Getting a job after graduating in Africa is not a walk in thepark and finding a job doesn’t mean success. Most graduates find themselves in debt even after finding good jobs working for the government. Different factors play a role in the debt trap of a graduate. Let’s have a look at a few.
The education system
Most graduates are studying to find jobs because that is how the system is. Schools don’t teach learners how to create employment and it is causing a big problem because there are only job seekers and no job creators. More than a thousand graduates can apply for one job position advertised in a newspaper and more than half can be called up for an interview. It would be much better if schools teach learners how to manufacture instead of teaching theory.
Finding a job with a degree from university might get you a better salary than most people, however, you might still find yourself struggling to upgrade your living standards. Most graduates find themselves living in one-bedroom flats for at least ten years while working for the government. In order to buy a car or a house they take out loans from the banks and it can take twenty years to pay off a loan for a house, which means they will be in debt at least until the age of fifty.

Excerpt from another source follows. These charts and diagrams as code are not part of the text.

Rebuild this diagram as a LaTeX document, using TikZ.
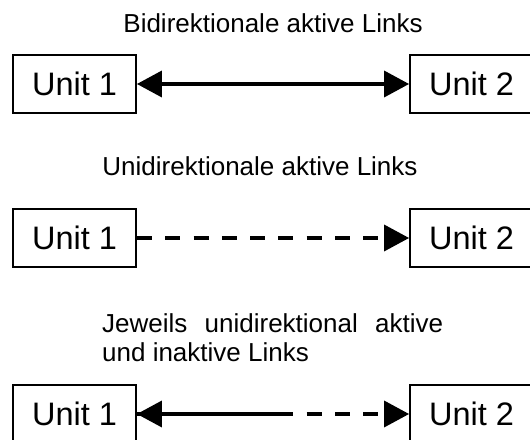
\documentclass[tikz,border=0pt]{standalone}
\usepackage{fontspec}
\setmainfont{Liberation Sans}
\usetikzlibrary{arrows.meta}

\begin{document}
\begin{tikzpicture}[x=1pt,y=1pt,
  unit/.style={draw,line width=1.8pt,minimum width=123pt,minimum height=58pt,
    inner sep=0pt,font=\fontsize{32.5}{40}\selectfont},
  caption/.style={inner sep=0pt,font=\fontsize{26}{29}\selectfont},
  tip/.tip={Triangle[length=25pt,width=26pt]},
  link/.style={line width=3.5pt,-tip},
  dashlink/.style={link,dash pattern=on 15pt off 13.3pt}]
\useasboundingbox (0,0) rectangle (530,439);
% Bidirektional
\node[caption] (t1) at (273,415.5) {Bidirektionale aktive Links};
\node[unit] (a1) at (74.5,355) {Unit 1};
\node[unit] (b1) at (471.5,355) {Unit 2};
\draw[line width=3.5pt,tip-tip] (a1) -- (b1);
% Unidirektional
\node[caption] (t2) at (260,273) {Unidirektionale aktive Links};
\node[unit] (a2) at (74.5,201) {Unit 1};
\node[unit] (b2) at (471.5,201) {Unit 2};
\draw[dashlink] (a2) -- (b2);
% Jeweils
\node[caption,text width=341pt,align=justify,anchor=base west] (t3) at (102,106)
  {Jeweils unidirektional aktive\linebreak und inaktive Links};
\node[unit] (a3) at (74.5,25) {Unit 1};
\node[unit] (b3) at (471.5,25) {Unit 2};
\coordinate (m3) at (290,25);
\draw[dashlink] (a3) -- (b3);
\draw[link] (m3) -- (a3);
\end{tikzpicture}
\end{document}
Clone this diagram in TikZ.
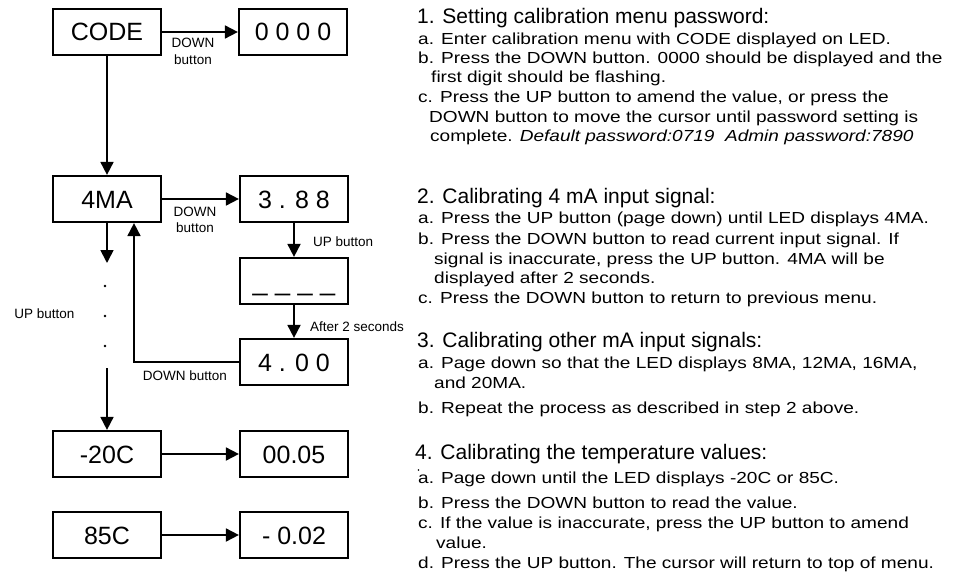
\documentclass[tikz,border=0pt]{standalone}
\usepackage{fontspec}
\setmainfont{Liberation Sans}
\newfontfamily\notefont[FakeStretch=1.19]{Liberation Sans}
\usetikzlibrary{positioning}
\usetikzlibrary{arrows.meta}
\usetikzlibrary{calc}

\begin{document}
\begin{tikzpicture}[x=1pt,y=-1pt,
  lcd/.style={draw, line width=2.2pt, minimum width=108pt, minimum height=46pt, inner sep=0pt,
    text height=18pt, text depth=0pt, font=\fontsize{25}{30}\selectfont},
  flow/.style={line width=1.8pt, -{Triangle[length=13pt,width=13pt]}},
  tag/.style={inner sep=0pt, align=center, font=\fontsize{13.5}{16.5}\selectfont},
  head/.style={anchor=base west, inner sep=0pt, font=\fontsize{21}{24}\selectfont},
  note/.style={anchor=base west, inner sep=0pt, align=left, font=\notefont\fontsize{16}{19.5}\selectfont},
]
\useasboundingbox (0,0) rectangle (955,575);

\node[lcd] (code) at (107,32) {CODE};
\node[lcd] (pw) at (293,32) {0 0 0 0};
\node[lcd] (ma4) at (107,199) {4MA};
\node[lcd] (read) at (294,199) {3 . 8 8};
\node[lcd] (wait) at (294,281) {\fontsize{27}{30}\selectfont\_ \_ \_ \_};
\node[lcd] (done) at (294,362) {4 . 0 0};
\node[lcd] (tlow) at (107,454) {-20C};
\node[lcd] (tlowv) at (294,454) {00.05};
\node[lcd] (thigh) at (107,535) {85C};
\node[lcd] (thighv) at (294,535) {- 0.02};

\coordinate (gap1) at (107,263);
\coordinate (gap2) at (107,368);

\draw[flow] (code) -- (pw);
\draw[flow] (code) -- (ma4);
\draw[flow] (ma4) -- (read);
\draw[flow] (read) -- (wait);
\draw[flow] (wait) -- (done);
\draw[flow] (done.west) -| ($(ma4.south)+(27,0)$);
\draw[flow] (ma4.south) -- (gap1);
\draw[flow] (gap2) -- (tlow);
\draw[flow] (tlow) -- (tlowv);
\draw[flow] (thigh) -- (thighv);
\foreach \y in {286,316,346} \fill (105,\y) circle (1.3pt);

\node[tag] (dn1) at (193,51.5) {DOWN\\button};
\node[tag] (dn2) at (195,220) {DOWN\\button};
\node[tag, anchor=west] (up1) at (313,242) {UP button};
\node[tag, anchor=west] (aft) at (310,327) {After 2 seconds};
\node[tag] (dn3) at (185,376) {DOWN button};
\node[tag] (up2) at (44.5,314) {UP button};

\node[head] (h1) at (417,24) {1. Setting calibration menu password:};
\node[note] (n1a) at (418,44.5) {a. Enter calibration menu with CODE displayed on LED.};
\node[note] (n1b) at (418,83) {b. Press the DOWN button. 0000 should be displayed and the\\\hspace*{13pt}first digit should be flashing.};
\node[note] (n1c) at (418,141.5) {c. Press the UP button to amend the value, or press the\\\hspace*{11pt}DOWN button to move the cursor until password setting is\\\hspace*{12pt}complete. \textit{Default password:0719~~Admin password:7890}};

\node[head] (h2) at (417,203) {2. Calibrating 4 mA input signal:};
\node[note] (n2a) at (418,223.5) {a. Press the UP button (page down) until LED displays 4MA.};
\node[note] (n2b) at (418,283.5) {b. Press the DOWN button to read current input signal. If\\\hspace*{16pt}signal is inaccurate, press the UP button. 4MA will be\\\hspace*{16pt}displayed after 2 seconds.};
\node[note] (n2c) at (418,303.5) {c. Press the DOWN button to return to previous menu.};

\node[head] (h3) at (417,347) {3. Calibrating other mA input signals:};
\node[note] (n3a) at (418,388) {a. Page down so that the LED displays 8MA, 12MA, 16MA,\\\hspace*{16pt}and 20MA.};
\node[note] (n3b) at (418,413.5) {b. Repeat the process as described in step 2 above.};

\node[head] (h4) at (415,459) {4. Calibrating the temperature values:};
\fill (418.5,470) circle (0.9pt);
\node[note] (n4a) at (418,483.5) {a. Page down until the LED displays -20C or 85C.};
\node[note] (n4b) at (418,508.5) {b. Press the DOWN button to read the value.};
\node[note] (n4c) at (418,548) {c. If the value is inaccurate, press the UP button to amend\\\hspace*{18pt}value.};
\node[note] (n4d) at (418,568.5) {d. Press the UP button. The cursor will return to top of menu.};
\end{tikzpicture}
\end{document}
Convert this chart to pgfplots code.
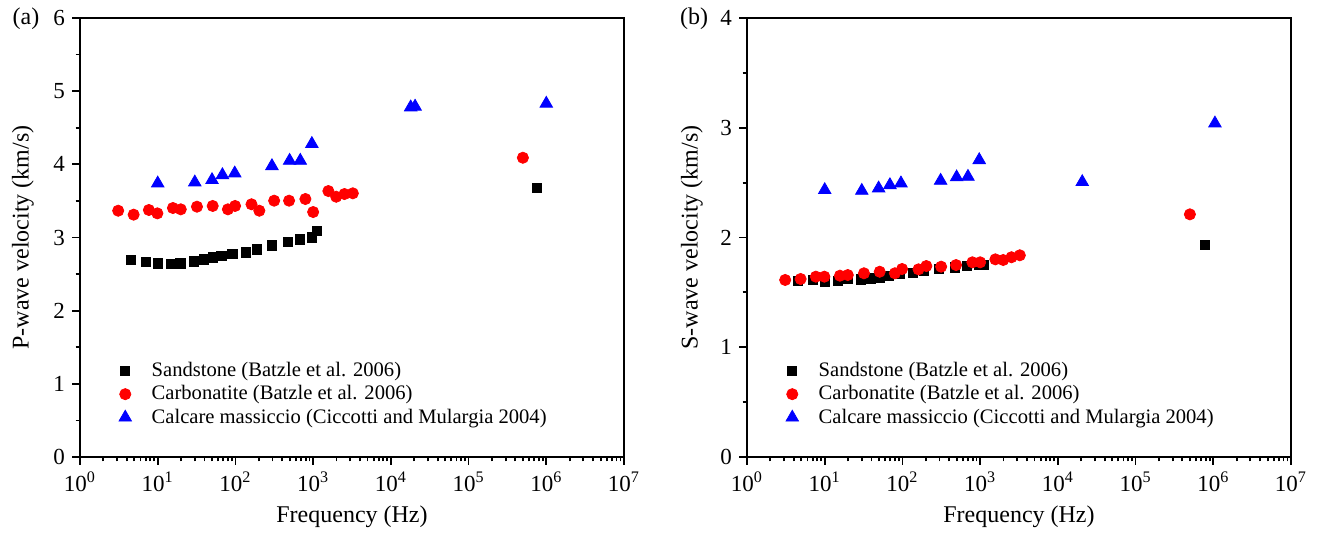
\documentclass[border=0pt]{standalone}
\usepackage{pgfplots}
\pgfplotsset{compat=1.18}
\usepackage{fontspec}
\setmainfont{Liberation Serif}
\definecolor{mblue}{RGB}{0,0,255}
\definecolor{mred}{RGB}{255,0,0}

\begin{document}
\begin{tikzpicture}
\path (-40pt,-37.5pt) rectangle (619pt,228.5pt);

% frames (full box, no ticks)
\begin{axis}[at={(0pt,0pt)}, anchor=south west, width=272pt, height=219.5pt, scale only axis,
  xmin=0, xmax=1, ymin=0, ymax=1, xtick=\empty, ytick=\empty, axis line style={line width=1pt}]
\end{axis}
\begin{axis}[at={(333.5pt,0pt)}, anchor=south west, width=272pt, height=219.5pt, scale only axis,
  xmin=0, xmax=1, ymin=0, ymax=1, xtick=\empty, ytick=\empty, axis line style={line width=1pt}]
\end{axis}

\begin{axis}[at={(0pt,0pt)}, anchor=south west,
  xmode=log, xmin=1, xmax=1e7,
  width=272pt, height=219.5pt, scale only axis,
  xtick={1,10,100,1000,10000,100000,1000000,10000000},
  xticklabels={10\textsuperscript{0},10\textsuperscript{1},10\textsuperscript{2},10\textsuperscript{3},10\textsuperscript{4},10\textsuperscript{5},10\textsuperscript{6},10\textsuperscript{7}},
  ymin=0, ymax=6, ytick={0,1,2,3,4,5,6}, minor y tick num=1,
  /pgf/number format/assume math mode=true,
  tick align=outside, xtick pos=bottom, ytick pos=left,
  major tick length=4pt, minor tick length=2.2pt,
  every tick/.style={black, line width=0.9pt},
  axis line style={line width=1pt},
  tick label style={font=\fontsize{11.5}{13}\selectfont},
  label style={font=\fontsize{12}{14}\selectfont},
  ylabel shift=3pt,
  xlabel={Frequency (Hz)},
  ylabel={P-wave velocity (km/s)},
  legend style={draw=none, fill=none, font=\fontsize{10.3}{12}\selectfont,
    at={(0.06,0.235)}, anchor=north west, row sep=-1pt},
  legend image code/.code={\draw[#1] plot coordinates {(0pt,0pt)}; \path (0pt,0pt) (11pt,0pt);},
  legend cell align=left]
\addplot[only marks, mark=square*, mark size=2.3pt, color=black] coordinates {
 (4.48,2.692) (7.04,2.669) (10.1,2.647) (14.7,2.638) (19.6,2.647) (29.4,2.674)
 (39.5,2.701) (51.5,2.729) (66,2.747) (91.4,2.774) (135.5,2.797) (191,2.838)
 (298,2.893) (473,2.938) (683,2.975) (963,3.002) (1107,3.093) (7.6e5,3.676)};
\addlegendentry{Sandstone (Batzle et al. 2006)}
\addplot[only marks, mark=*, mark size=2.8pt, color=mred] coordinates {
 (3.1,3.366) (4.9,3.312) (7.7,3.376) (9.9,3.330) (15.7,3.403) (19.8,3.385)
 (32,3.421) (51,3.431) (80,3.385) (99,3.431) (161,3.454) (203,3.366)
 (315,3.503) (490,3.503) (795,3.526) (1000,3.348) (1570,3.635) (1980,3.557)
 (2530,3.594) (3240,3.604) (5e5,4.09)};
\addlegendentry{Carbonatite (Batzle et al. 2006)}
\addplot[only marks, mark=triangle*, mark size=3.6pt, color=mblue] coordinates {
 (10,3.74) (30,3.754) (50,3.786) (68,3.854) (98,3.877) (295,3.977)
 (498,4.05) (683,4.05) (963,4.28) (1.8e4,4.78) (2.05e4,4.79) (1e6,4.83)};
\addlegendentry{Calcare massiccio (Ciccotti and Mulargia 2004)}
\end{axis}
\node[font=\fontsize{12}{14}\selectfont] at (-27pt,219pt) {(a)};

\begin{axis}[at={(333.5pt,0pt)}, anchor=south west,
  xmode=log, xmin=1, xmax=1e7,
  width=272pt, height=219.5pt, scale only axis,
  xtick={1,10,100,1000,10000,100000,1000000,10000000},
  xticklabels={10\textsuperscript{0},10\textsuperscript{1},10\textsuperscript{2},10\textsuperscript{3},10\textsuperscript{4},10\textsuperscript{5},10\textsuperscript{6},10\textsuperscript{7}},
  ymin=0, ymax=4, ytick={0,1,2,3,4}, minor y tick num=1,
  /pgf/number format/assume math mode=true,
  tick align=outside, xtick pos=bottom, ytick pos=left,
  major tick length=4pt, minor tick length=2.2pt,
  every tick/.style={black, line width=0.9pt},
  axis line style={line width=1pt},
  tick label style={font=\fontsize{11.5}{13}\selectfont},
  label style={font=\fontsize{12}{14}\selectfont},
  ylabel shift=2pt,
  xlabel={Frequency (Hz)},
  ylabel={S-wave velocity (km/s)},
  legend style={draw=none, fill=none, font=\fontsize{10.3}{12}\selectfont,
    at={(0.06,0.235)}, anchor=north west, row sep=-1pt},
  legend image code/.code={\draw[#1] plot coordinates {(0pt,0pt)}; \path (0pt,0pt) (11pt,0pt);},
  legend cell align=left]
\addplot[only marks, mark=square*, mark size=2.3pt, color=black] coordinates {
 (4.48,1.607) (7.04,1.613) (10.1,1.598) (14.7,1.607) (19.6,1.628) (29.4,1.619)
 (39.5,1.628) (51.5,1.637) (66,1.649) (91.4,1.665) (135.5,1.680) (191,1.698)
 (298,1.713) (473,1.728) (683,1.743) (963,1.749) (1107,1.749) (7.8e5,1.929)};
\addlegendentry{Sandstone (Batzle et al. 2006)}
\addplot[only marks, mark=*, mark size=2.8pt, color=mred] coordinates {
 (3.1,1.613) (4.9,1.622) (7.7,1.643) (9.9,1.643) (15.7,1.652) (19.8,1.658)
 (32,1.674) (51,1.688) (80,1.674) (99,1.713) (161,1.710) (203,1.740)
 (315,1.734) (490,1.749) (795,1.774) (1000,1.774) (1570,1.801) (1980,1.795)
 (2530,1.820) (3240,1.838) (5e5,2.211)};
\addlegendentry{Carbonatite (Batzle et al. 2006)}
\addplot[only marks, mark=triangle*, mark size=3.6pt, color=mblue] coordinates {
 (10,2.433) (30,2.426) (49.4,2.448) (69,2.478) (95.7,2.494) (310,2.518)
 (498,2.549) (697,2.554) (973,2.706) (2.06e4,2.506) (1.05e6,3.04)};
\addlegendentry{Calcare massiccio (Ciccotti and Mulargia 2004)}
\end{axis}
\node[font=\fontsize{12}{14}\selectfont] at (307pt,219pt) {(b)};
\end{tikzpicture}
\end{document}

In most cases, your family is looking up to you to take them out of poverty, and when you finally get a job, the cheque is split a lot of ways, leaving you with very little money to save every month. Sometimes your family borrows money to pay for your studies and will need to pay it off after you’re done studying. Life becomes even harder because you’ll probably need to borrow money just to get married and such events.
Debts after graduation are slowly becoming part of life. Doing some extra businesses outside your profession can help a lot, don’t become part of the masses, always look for a different way and learn to see problems before they arrive.